Ao se solidarizar com a família de Marcelo, o líder do PT no Senado, Paulo Rocha (PA), também apontou de onde parte o estímulo à violência.

“O assassinato de Marcelo Arruda em Foz do Iguaçu tem o incentivo de Bolsonaro e seus milicianos. Trata-se de um crime bárbaro, estimulado diariamente por quem fala em ‘fuzilar a petralhada’ na campanha. Toda solidariedade à família, aos companheiros do PT e amigos de Marcelo!”, escreveu o líder.

“O extremismo e a violência do bolsonarismo fizeram sua primeira de muitas vítimas nessa temporada eleitoral sangrenta e sombria”, anotou Fabiano Contarato (PT-ES), ao manifestar condolências aos familiares de Marcelo.

Também Paulo Paim (PT-RS) enviou pêsames à família do companheiro de partido e pediu um basta à intolerância política, aos discursos de ódio e às ameaças.

“Se algum espaço houver na prática de uma política que se queira maiúscula em qualquer sociedade avançada, é preciso compreender que a intolerância legalmente albergada e aceita não é compatível com a democracia. A democracia não tem como tolerar a própria intolerância”, analisou.

Rogério Carvalho (PT-SE) lamentou que “a intolerância política, a destruição de reputações com notícias falsas, a violência e o ódio se tornaram uma realidade que ameaça vidas no Brasil.”

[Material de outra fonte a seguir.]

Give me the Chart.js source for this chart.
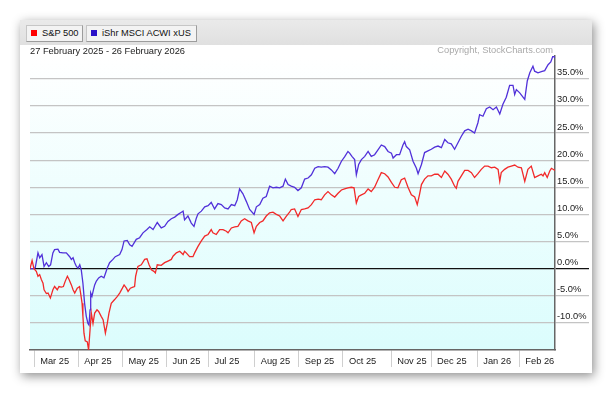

Já o colega Jaques Wagner (PT-BA) classificou o ocorrido como “um ato inaceitável” e cobrou providências. “Precisamos acabar com a política do ódio para voltarmos a ter um ambiente de respeito, acima de qualquer divergência. Violência e ódio não podem e não serão normalizados”, indignou-se.

Disque-denúncia

Antes mesmo do assassinato de Marcelo Arruda, a CDH vem trabalhando para coibir casos de violência política. Num encontro na semana passada, Humberto Costa obteve do procurador-geral da República, Augusto Aras, o compromisso de agilizar as investigações sobre violência política ocorridas no Brasil. O assunto pode ser objeto de acordo entre a Procuradoria Geral da República e o Congresso Nacional nos próximos dias.

Outra providência é a criação de um canal exclusivo para o recebimento de denúncias de violência política. A CDH criou um e-mail para receber essas manifestações: [email protected].